The IFC declined to answer specific questions relating to TV Africa's failure, but did inform The Media they were "saddened by the necessity to file an application for liquidation" and that AMG's continued inability to meet its sales forecasts convinced the shareholders that the business, as structured, was not viable in the long-term".
As for the injury to the dream of pan-African television, a vision now certain to become even more plagued by investor nervousness, the IFC's response was suitably diplomatic. "Despite the situation, IFC and the World Bank Group continue to recognise that broadcasting can play an important role in economic development and poverty reduction by serving as a potential tool for information transfer and education; a method to improve governance; and a potential access point to new information and communication technologies".
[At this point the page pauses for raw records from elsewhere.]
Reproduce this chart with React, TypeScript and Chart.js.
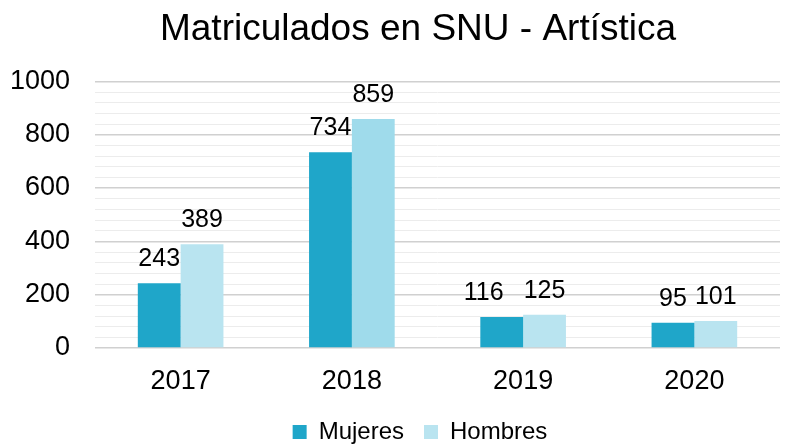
import React, { useEffect, useRef } from "react";
import { Chart, registerables } from "chart.js";

Chart.register(...registerables);

const categories = ["2017", "2018", "2019", "2020"];
const mujeres = [243, 734, 116, 95];
const hombres = [389, 859, 125, 101];
const seriesNames = ["Mujeres", "Hombres"];
const mujeresColor = "#1FA6C9";
const hombresColors = ["#B9E4F0", "#9FDBEB", "#B9E4F0", "#B9E4F0"];
const FONT = "'Liberation Sans', Arial, sans-serif";
const LABEL_SIZE = 25;

const dataLabels = {
  id: "dataLabels",
  afterDatasetsDraw(chart: any) {
    const ctx = chart.ctx;
    ctx.save();
    ctx.font = `${LABEL_SIZE}px ${FONT}`;
    ctx.fillStyle = "#000";
    ctx.textAlign = "center";
    ctx.textBaseline = "alphabetic";
    const metas = chart.data.datasets.map((_: any, i: number) => chart.getDatasetMeta(i));
    const n = chart.data.labels.length;
    for (let j = 0; j < n; j++) {
      const items = metas.map((m: any, i: number) => {
        const bar = m.data[j];
        const text = String(chart.data.datasets[i].data[j]);
        const w = ctx.measureText(text).width;
        return { text, x: bar.x, y: bar.y - 17, w };
      });
      // avoid overlap between neighbouring labels in one category
      for (let k = 0; k < items.length - 1; k++) {
        const a = items[k];
        const b = items[k + 1];
        const vOverlap = Math.abs(a.y - b.y) < LABEL_SIZE * 0.75;
        const gap = b.x - b.w / 2 - (a.x + a.w / 2);
        if (vOverlap && gap < 6) {
          a.x -= 20 - gap;
        }
      }
      items.forEach((it: any) => ctx.fillText(it.text, it.x, it.y));
    }
    ctx.restore();
  },
};

// centre the title and legend a little to the right, like the original
const centreShift = {
  id: "centreShift",
  afterLayout(chart: any) {
    if (chart.titleBlock) chart.titleBlock.left += 56;
    if (chart.legend) chart.legend.left += 60;
  },
};

export default function App() {
  const ref = useRef<HTMLCanvasElement>(null);
  useEffect(() => {
    document.body.style.margin = "0";
    const chart = new Chart(ref.current!, {
      type: "bar",
      data: {
        labels: categories,
        datasets: [
          { label: seriesNames[0], data: mujeres, backgroundColor: mujeresColor },
          { label: seriesNames[1], data: hombres, backgroundColor: hombresColors },
        ],
      },
      plugins: [dataLabels, centreShift],
      options: {
        animation: false,
        responsive: false,
        layout: { padding: { left: 0, right: 20, top: 8, bottom: 0 } },
        datasets: { bar: { categoryPercentage: 0.5, barPercentage: 1.0 } },
        plugins: {
          title: {
            display: true,
            text: "Matriculados en SNU - Artística",
            color: "#000",
            font: { family: FONT, size: 37, weight: "normal" },
            padding: { top: 0, bottom: 29 },
          },
          legend: {
            position: "bottom",
            maxHeight: 47,
            labels: {
              color: "#000",
              font: { family: FONT, size: 24 },
              boxWidth: 14,
              boxHeight: 14,
              padding: 20,
              generateLabels: (chart: any) =>
                chart.data.datasets.map((ds: any, i: number) => ({
                  text: ds.label,
                  fillStyle: i === 0 ? mujeresColor : hombresColors[0],
                  strokeStyle: "transparent",
                  lineWidth: 0,
                  hidden: false,
                  datasetIndex: i,
                  fontColor: "#000",
                })),
            },
          },
          tooltip: { enabled: false },
        },
        scales: {
          x: {
            grid: { display: false },
            border: { display: false },
            ticks: { color: "#000", font: { family: FONT, size: 27 }, padding: 9 },
            afterFit: (scale: any) => {
              scale.height = 52;
            },
          },
          y: {
            min: 0,
            max: 1000,
            border: { display: false },
            grid: {
              drawTicks: false,
              color: (c: any) => (c.tick.value % 200 === 0 ? "#d0d0d0" : "#ececec"),
              lineWidth: (c: any) => (c.tick.value % 200 === 0 ? 1.5 : 1),
            },
            ticks: {
              stepSize: 40,
              autoSkip: false,
              color: "#000",
              font: { family: FONT, size: 27 },
              padding: 25,
              callback: (v: any) => (v % 200 === 0 ? String(v) : ""),
            },
            afterFit: (scale: any) => {
              scale.width = 95;
            },
          },
        },
      },
    });
    return () => chart.destroy();
  }, []);
  return (
    <div style={{ width: 800, height: 447 }}>
      <canvas ref={ref} width={800} height={447} />
    </div>
  );
}
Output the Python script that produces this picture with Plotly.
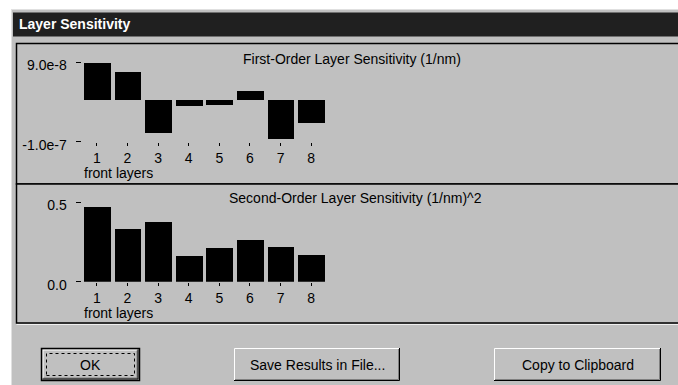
import plotly.graph_objects as go

W, H = 678, 385

layers = [1, 2, 3, 4, 5, 6, 7, 8]
first_order = [8.7e-8, 6.7e-8, -7.9e-8, -1.55e-8, -1.25e-8, 2.0e-8, -9.4e-8, -5.6e-8]
second_order = [0.467, 0.329, 0.376, 0.159, 0.210, 0.260, 0.218, 0.166]
first_ticks = [-1.0e-7, 9.0e-8]
first_ticktext = ["-1.0e-7", "9.0e-8"]
second_ticks = [0.0, 0.5]
second_ticktext = ["0.0", "0.5"]

FONT = "Liberation Sans, Arial, sans-serif"
GRAY = "#c0c0c0"


def px(x):
    return x / W


def py(y):
    return 1 - y / H


fig = go.Figure()
fig.add_trace(go.Bar(x=layers, y=first_order, width=0.87, marker=dict(color="black", line=dict(width=0)),
                     xaxis="x", yaxis="y", hoverinfo="skip"))
fig.add_trace(go.Bar(x=layers, y=second_order, width=0.87, marker=dict(color="black", line=dict(width=0)),
                     xaxis="x2", yaxis="y2", hoverinfo="skip"))

xdom = [px(81.5), px(326.5)]
common_x = dict(range=[0.5, 8.5], tickvals=layers, ticks="outside", ticklen=3, tickcolor="black",
                showgrid=False, zeroline=False, showline=False, fixedrange=True, automargin=False,
                tickfont=dict(family=FONT, size=14, color="black"), domain=xdom)
common_y = dict(ticks="outside", ticklen=5, tickcolor="black", tickwidth=1, showgrid=False,
                zeroline=False, showline=False, fixedrange=True, ticklabelstandoff=6, automargin=False,
                ticklabelshift=3,
                tickfont=dict(family=FONT, size=14, color="black"))

shapes = []
# dialog background
shapes.append(dict(type="rect", xref="paper", yref="paper", x0=px(11), x1=px(W + 5), y0=py(H + 5), y1=py(9),
                   fillcolor=GRAY, line=dict(width=0), layer="below"))
shapes.append(dict(type="line", xref="paper", yref="paper", x0=px(11), x1=px(W + 5), y0=py(9.5), y1=py(9.5),
                   line=dict(color="#e0e0e0", width=1), layer="below"))
shapes.append(dict(type="line", xref="paper", yref="paper", x0=px(11.5), x1=px(11.5), y0=py(9), y1=py(H + 5),
                   line=dict(color="#e0e0e0", width=1), layer="below"))
# title bar
shapes.append(dict(type="rect", xref="paper", yref="paper", x0=px(13), x1=px(W + 5), y0=py(36.5), y1=py(12.5),
                   fillcolor="#202020", line=dict(width=0), layer="below"))
# panels
for (t, b) in [(43.5, 184), (184, 323)]:
    shapes.append(dict(type="rect", xref="paper", yref="paper", x0=px(16.5), x1=px(W + 5), y0=py(b), y1=py(t),
                       fillcolor=GRAY, line=dict(color="black", width=1.5), layer="below"))
    shapes.append(dict(type="line", xref="paper", yref="paper", x0=px(16.5), x1=px(W + 5), y0=py(b + 1.5), y1=py(b + 1.5),
                       line=dict(color="#f0f0f0", width=1), layer="below"))

# buttons
buttons = [(41, 140, "OK", True), (234, 400, "Save Results in File...", False), (494, 661, "Copy to Clipboard", False)]
annotations = []
for (x0, x1, label, default) in buttons:
    y0, y1 = 348, 381
    shapes.append(dict(type="rect", xref="paper", yref="paper", x0=px(x0), x1=px(x1), y0=py(y1), y1=py(y0),
                       fillcolor=GRAY, line=dict(width=0), layer="below"))
    off = 1.5 if default else 0
    shapes.append(dict(type="path", xref="paper", yref="paper",
                       path=f"M {px(x0+off+0.5)} {py(y1-off-1)} L {px(x0+off+0.5)} {py(y0+off+0.5)} L {px(x1-off-1)} {py(y0+off+0.5)}",
                       line=dict(color="white", width=1), layer="below"))
    shapes.append(dict(type="path", xref="paper", yref="paper",
                       path=f"M {px(x0+off+1)} {py(y1-off-1.5)} L {px(x1-off-1.5)} {py(y1-off-1.5)} L {px(x1-off-1.5)} {py(y0+off+1)}",
                       line=dict(color="#808080", width=1), layer="below"))
    shapes.append(dict(type="path", xref="paper", yref="paper",
                       path=f"M {px(x0+off)} {py(y1-off-0.5)} L {px(x1-off-0.5)} {py(y1-off-0.5)} L {px(x1-off-0.5)} {py(y0+off)}",
                       line=dict(color="black", width=1), layer="below"))
    if default:
        shapes.append(dict(type="rect", xref="paper", yref="paper", x0=px(x0 + 0.5), x1=px(x1 - 0.5),
                           y0=py(y1 - 0.5), y1=py(y0 + 0.5), line=dict(color="black", width=1.5), layer="below"))
        shapes.append(dict(type="rect", xref="paper", yref="paper", x0=px(x0 + 5.5), x1=px(x1 - 5.5),
                           y0=py(y1 - 5.5), y1=py(y0 + 5.5), line=dict(color="black", width=1, dash="dot"), layer="below"))
    annotations.append(dict(x=px((x0 + x1) / 2), y=py((y0 + y1) / 2), xref="paper", yref="paper", text=label,
                            showarrow=False, xanchor="center", yanchor="middle",
                            font=dict(family=FONT, size=14, color="black")))

annotations += [
    dict(x=px(17), y=py(24.5), xref="paper", yref="paper", text="<b>Layer Sensitivity</b>", showarrow=False,
         xanchor="left", yanchor="middle", font=dict(family=FONT, size=14, color="white")),
    dict(x=px(352), y=py(59), xref="paper", yref="paper", text="First-Order Layer Sensitivity (1/nm)",
         showarrow=False, xanchor="center", yanchor="middle", font=dict(family=FONT, size=14, color="black")),
    dict(x=px(355.5), y=py(198), xref="paper", yref="paper", text="Second-Order Layer Sensitivity (1/nm)^2",
         showarrow=False, xanchor="center", yanchor="middle", font=dict(family=FONT, size=14, color="black")),
    dict(x=px(82), y=py(173), xref="paper", yref="paper", text="front layers", showarrow=False,
         xanchor="left", yanchor="middle", font=dict(family=FONT, size=14, color="black")),
    dict(x=px(82), y=py(313), xref="paper", yref="paper", text="front layers", showarrow=False,
         xanchor="left", yanchor="middle", font=dict(family=FONT, size=14, color="black")),
]

fig.update_layout(
    width=W, height=H, margin=dict(l=0, r=0, t=0, b=0, pad=0, autoexpand=False),
    paper_bgcolor="white", plot_bgcolor="rgba(0,0,0,0)", showlegend=False,
    bargap=0,
    xaxis=dict(common_x, anchor="y"),
    yaxis=dict(common_y, domain=[py(141.7), py(62)], range=[-1.0e-7, 9.0e-8], tickvals=first_ticks,
               ticktext=first_ticktext, anchor="x"),
    xaxis2=dict(common_x, anchor="y2"),
    yaxis2=dict(common_y, domain=[py(281.7), py(202)], range=[0, 0.5], tickvals=second_ticks,
                ticktext=second_ticktext, anchor="x2"),
    shapes=shapes, annotations=annotations,
)

fig.write_html("out.html", config=dict(displayModeBar=False),
               post_script="document.body.style.margin='0';document.body.style.overflow='hidden';")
Yet the reality is that these ideals will not be achieved without sound business models and a genuine potential for investment returns. When TV Africa went under there were 39 affiliates in 23 countries and the firm's debts had risen to R23 million, far exceeding the asset base of R16 million. Some affiliates, such as the Namibian operation, plan to continue broadcasting but many will close or return to what the Zambezi Times calls "the era of programme piracy".
The positive spin on this is that Africa is still a massive and largely under-serviced broadcast market with authentic opportunities for those that understand the environment.
There's also a particular view on TV Africa's collapse that is strangely optimistic: It was a result of bad management, a lack of appreciation for the subtleties of operating on the continent, and minimal experience in the broadcast space. "We were keen to go with TV Africa into the continent, "says e.tv director Quraysh Patel, " but we found that they didn't understand the market the same way we did. I was also concerned about their debt structures". Add Kemp: "The management team hadn't traded or operated in Africa before. They assumed their affiliation with multinational advertisers would carry them through, but those mulnationals had already paid their school fees".